◆ **Exercise description**: All lines from the beginning of the listing through the line with "plt.rcParams['font.family'] = ['Roboto', 'DejaVu" are to be copied word for word; the pictures are not.

◆ **Recorded data**:
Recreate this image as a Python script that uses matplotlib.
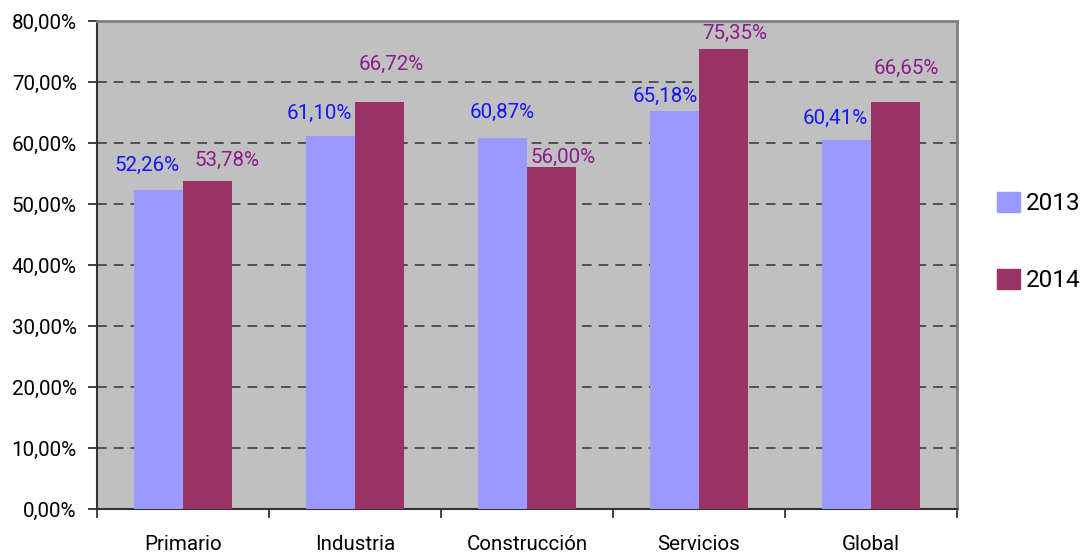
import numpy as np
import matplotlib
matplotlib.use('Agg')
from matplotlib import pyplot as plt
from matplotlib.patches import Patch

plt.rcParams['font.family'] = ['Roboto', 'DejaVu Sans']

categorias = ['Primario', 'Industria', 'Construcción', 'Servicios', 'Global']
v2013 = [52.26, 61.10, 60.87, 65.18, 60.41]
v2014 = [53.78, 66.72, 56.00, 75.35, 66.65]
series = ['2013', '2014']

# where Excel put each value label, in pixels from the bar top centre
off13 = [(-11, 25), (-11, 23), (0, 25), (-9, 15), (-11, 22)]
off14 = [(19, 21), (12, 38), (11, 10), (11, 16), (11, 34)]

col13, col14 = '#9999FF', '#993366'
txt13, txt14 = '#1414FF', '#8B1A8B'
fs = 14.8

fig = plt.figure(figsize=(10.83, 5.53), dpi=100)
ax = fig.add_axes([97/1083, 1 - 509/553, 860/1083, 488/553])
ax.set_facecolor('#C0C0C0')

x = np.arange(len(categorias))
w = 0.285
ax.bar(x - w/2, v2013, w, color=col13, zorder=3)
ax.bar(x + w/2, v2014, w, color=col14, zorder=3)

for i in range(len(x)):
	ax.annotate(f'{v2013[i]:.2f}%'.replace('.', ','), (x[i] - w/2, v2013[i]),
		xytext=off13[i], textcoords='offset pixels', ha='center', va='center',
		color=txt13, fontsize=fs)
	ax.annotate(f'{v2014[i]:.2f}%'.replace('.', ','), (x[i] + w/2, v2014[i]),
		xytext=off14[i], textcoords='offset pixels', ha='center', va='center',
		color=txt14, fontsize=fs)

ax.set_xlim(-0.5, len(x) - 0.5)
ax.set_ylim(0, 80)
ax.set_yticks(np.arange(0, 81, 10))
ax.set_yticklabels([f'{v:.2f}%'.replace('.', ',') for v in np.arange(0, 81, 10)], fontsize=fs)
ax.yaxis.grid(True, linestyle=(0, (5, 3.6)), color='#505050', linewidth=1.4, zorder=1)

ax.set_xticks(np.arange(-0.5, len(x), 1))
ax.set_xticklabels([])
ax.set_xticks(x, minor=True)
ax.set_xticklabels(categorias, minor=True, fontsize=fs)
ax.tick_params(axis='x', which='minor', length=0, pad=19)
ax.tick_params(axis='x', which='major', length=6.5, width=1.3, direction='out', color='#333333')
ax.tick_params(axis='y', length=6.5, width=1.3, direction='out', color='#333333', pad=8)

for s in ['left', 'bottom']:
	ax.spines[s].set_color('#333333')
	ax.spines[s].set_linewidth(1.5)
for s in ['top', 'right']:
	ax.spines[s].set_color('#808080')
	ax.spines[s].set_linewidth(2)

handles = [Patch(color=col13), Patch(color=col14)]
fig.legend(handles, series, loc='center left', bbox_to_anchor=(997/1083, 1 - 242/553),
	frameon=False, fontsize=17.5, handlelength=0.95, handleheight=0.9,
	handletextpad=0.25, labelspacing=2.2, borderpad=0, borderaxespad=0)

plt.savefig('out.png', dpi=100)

◆ **Answer**:
Recreate this image as a Python script that uses matplotlib.
import numpy as np
import matplotlib
matplotlib.use('Agg')
from matplotlib import pyplot as plt
from matplotlib.patches import Patch

plt.rcParams['font.family'] = ['Roboto', 'DejaVu Sans']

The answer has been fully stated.